Lately I’ve been thinking about this idea called the Marble Jar Theory. It says trust isn’t built through big promises or dramatic moments, but through small, consistent actions over time, like putting one marble in a jar each time you show up.
That’s pretty much how this year felt to me. It wasn’t about huge turning points. It was more about everyday decisions that, at the time, didn’t seem like much, but actually mattered. Acting even when I didn’t have everything figured out. Not rushing just to feel productive, choosing what felt right instead of what felt pressured, keeping going on the normal days, not only when things felt clear or exciting, doing what I said I would do for myself.
None of those things look impressive on their own, but that’s how trust really builds, by repeating small, honest actions until they become solid.
What really struck me is that I kept seeing the same thing outside my own life this year. When I looked at different sectors, infrastructure, the caring sector, hospices, property, banking, the pattern was the same.

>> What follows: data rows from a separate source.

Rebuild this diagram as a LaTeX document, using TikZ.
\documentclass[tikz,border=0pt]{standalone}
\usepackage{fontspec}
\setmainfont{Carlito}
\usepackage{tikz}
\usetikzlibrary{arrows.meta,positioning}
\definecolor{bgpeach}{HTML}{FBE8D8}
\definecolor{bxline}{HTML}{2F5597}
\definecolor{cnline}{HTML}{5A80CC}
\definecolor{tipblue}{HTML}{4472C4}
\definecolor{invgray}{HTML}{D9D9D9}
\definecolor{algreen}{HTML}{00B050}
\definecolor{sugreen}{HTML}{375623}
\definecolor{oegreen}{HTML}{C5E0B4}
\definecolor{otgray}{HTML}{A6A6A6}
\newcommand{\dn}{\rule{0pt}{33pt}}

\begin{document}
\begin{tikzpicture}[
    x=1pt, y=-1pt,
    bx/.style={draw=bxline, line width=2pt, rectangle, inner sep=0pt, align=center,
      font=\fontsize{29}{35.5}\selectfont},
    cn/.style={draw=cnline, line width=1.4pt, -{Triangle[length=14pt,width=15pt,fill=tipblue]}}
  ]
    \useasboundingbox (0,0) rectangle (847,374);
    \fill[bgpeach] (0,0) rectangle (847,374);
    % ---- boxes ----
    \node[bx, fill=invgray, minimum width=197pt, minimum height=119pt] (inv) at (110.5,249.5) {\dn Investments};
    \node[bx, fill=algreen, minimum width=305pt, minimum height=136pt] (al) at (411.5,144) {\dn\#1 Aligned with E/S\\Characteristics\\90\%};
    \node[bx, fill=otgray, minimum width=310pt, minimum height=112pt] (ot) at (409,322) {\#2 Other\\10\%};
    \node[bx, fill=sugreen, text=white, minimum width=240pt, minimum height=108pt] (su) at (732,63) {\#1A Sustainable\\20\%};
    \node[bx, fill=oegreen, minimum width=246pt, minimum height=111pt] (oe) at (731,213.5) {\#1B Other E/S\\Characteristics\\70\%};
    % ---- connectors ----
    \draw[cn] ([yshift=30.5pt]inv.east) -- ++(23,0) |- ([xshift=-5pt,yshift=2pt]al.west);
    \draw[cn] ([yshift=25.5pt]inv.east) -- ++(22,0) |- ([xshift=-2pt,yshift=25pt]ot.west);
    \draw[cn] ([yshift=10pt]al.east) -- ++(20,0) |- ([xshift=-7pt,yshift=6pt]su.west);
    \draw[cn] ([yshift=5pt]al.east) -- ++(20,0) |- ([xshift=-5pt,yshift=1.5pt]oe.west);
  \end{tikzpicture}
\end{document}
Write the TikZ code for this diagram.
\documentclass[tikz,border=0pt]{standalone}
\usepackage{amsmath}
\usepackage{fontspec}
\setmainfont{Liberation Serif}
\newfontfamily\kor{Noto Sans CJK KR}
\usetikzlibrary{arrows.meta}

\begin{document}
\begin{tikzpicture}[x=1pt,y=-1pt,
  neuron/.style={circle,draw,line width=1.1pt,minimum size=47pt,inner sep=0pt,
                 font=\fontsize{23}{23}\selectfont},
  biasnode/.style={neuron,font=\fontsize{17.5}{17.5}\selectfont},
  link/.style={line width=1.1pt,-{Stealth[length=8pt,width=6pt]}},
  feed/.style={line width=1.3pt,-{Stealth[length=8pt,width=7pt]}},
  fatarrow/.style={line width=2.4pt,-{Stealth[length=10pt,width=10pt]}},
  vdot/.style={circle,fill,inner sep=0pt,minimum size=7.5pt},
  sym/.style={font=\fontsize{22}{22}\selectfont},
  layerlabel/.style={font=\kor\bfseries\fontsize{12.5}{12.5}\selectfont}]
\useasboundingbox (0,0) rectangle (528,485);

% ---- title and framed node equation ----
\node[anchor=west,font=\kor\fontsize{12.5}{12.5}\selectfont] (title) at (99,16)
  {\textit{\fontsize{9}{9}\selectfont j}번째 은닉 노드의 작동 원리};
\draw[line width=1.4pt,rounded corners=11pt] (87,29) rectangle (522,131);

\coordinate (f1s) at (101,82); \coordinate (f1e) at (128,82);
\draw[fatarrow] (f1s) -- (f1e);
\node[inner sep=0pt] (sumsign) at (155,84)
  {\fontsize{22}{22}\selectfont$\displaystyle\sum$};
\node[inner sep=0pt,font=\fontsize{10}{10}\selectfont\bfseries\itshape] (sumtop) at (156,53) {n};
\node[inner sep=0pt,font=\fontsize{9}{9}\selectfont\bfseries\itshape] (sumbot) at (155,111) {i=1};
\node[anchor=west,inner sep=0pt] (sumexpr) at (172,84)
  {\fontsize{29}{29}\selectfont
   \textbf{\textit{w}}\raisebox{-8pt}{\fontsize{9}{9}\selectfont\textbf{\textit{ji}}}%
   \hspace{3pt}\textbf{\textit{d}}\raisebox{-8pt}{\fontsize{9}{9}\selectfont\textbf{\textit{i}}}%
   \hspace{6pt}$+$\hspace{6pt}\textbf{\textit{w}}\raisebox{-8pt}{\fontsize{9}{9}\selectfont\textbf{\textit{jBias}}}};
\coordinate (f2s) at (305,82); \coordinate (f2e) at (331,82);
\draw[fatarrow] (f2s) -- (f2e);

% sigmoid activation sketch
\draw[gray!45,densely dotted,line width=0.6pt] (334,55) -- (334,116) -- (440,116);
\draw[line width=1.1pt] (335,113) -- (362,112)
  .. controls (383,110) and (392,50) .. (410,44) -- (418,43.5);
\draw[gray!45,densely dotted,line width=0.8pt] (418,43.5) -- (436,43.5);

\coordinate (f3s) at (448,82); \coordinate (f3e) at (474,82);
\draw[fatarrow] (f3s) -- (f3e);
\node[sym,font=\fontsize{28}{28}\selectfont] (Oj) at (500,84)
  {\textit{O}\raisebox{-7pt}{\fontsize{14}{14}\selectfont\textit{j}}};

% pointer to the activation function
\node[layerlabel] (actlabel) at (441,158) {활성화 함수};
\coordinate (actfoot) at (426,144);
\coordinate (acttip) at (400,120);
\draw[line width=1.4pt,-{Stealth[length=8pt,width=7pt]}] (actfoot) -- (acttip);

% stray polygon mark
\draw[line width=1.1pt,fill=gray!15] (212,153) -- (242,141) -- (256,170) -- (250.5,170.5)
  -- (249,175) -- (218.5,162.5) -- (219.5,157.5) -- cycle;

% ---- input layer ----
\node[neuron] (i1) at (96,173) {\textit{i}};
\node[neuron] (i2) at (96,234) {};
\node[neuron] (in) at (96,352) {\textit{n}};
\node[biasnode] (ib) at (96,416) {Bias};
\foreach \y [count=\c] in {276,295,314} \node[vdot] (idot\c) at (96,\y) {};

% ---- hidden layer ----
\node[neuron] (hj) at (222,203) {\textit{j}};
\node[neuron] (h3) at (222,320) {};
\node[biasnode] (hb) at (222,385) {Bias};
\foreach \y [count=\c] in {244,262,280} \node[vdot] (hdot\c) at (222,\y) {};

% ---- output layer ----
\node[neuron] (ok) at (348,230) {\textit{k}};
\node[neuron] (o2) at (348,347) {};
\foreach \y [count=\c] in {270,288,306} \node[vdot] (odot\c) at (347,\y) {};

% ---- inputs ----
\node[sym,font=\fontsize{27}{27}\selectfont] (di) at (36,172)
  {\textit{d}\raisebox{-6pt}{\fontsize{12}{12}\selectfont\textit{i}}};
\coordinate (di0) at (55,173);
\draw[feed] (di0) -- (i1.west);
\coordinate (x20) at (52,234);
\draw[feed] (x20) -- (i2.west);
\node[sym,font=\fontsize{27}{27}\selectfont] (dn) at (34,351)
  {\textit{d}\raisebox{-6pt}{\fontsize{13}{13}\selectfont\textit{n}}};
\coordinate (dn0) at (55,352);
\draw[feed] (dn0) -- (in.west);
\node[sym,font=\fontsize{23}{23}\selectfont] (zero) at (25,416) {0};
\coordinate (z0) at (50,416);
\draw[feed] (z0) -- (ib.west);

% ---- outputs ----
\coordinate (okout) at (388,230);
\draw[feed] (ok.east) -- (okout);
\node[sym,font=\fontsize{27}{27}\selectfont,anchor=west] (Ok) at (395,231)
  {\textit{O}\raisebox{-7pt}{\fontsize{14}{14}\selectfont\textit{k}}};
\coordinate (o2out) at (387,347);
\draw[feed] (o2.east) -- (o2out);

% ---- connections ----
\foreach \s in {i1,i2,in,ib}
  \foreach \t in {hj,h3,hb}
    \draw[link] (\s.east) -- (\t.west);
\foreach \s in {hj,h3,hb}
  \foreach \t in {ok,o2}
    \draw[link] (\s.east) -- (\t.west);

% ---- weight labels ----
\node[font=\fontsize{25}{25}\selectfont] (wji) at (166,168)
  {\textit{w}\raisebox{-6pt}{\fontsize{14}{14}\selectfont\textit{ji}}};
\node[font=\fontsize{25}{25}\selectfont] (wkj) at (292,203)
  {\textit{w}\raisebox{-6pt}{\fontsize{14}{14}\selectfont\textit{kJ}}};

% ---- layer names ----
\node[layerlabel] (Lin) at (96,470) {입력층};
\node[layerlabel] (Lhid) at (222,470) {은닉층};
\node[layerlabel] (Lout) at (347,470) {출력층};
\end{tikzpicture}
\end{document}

Real change doesn’t come from one big event or announcement, it comes from lots of small decisions made consistently, which slowly shift how things actually work. Systems change like that, and people do too.
You don’t really notice it day by day, but at some point you realise something has stabilised inside you, and you’re not starting from zero anymore because there’s a bit more weight there, a bit more structure, even if nothing dramatic happened on the surface.
So for me, this year wasn’t about proving anything. It was about adding marbles to the jar, and that quietly changes where the next year starts from. Because small decisions, repeated, end up shaping the direction more than big declarations ever do.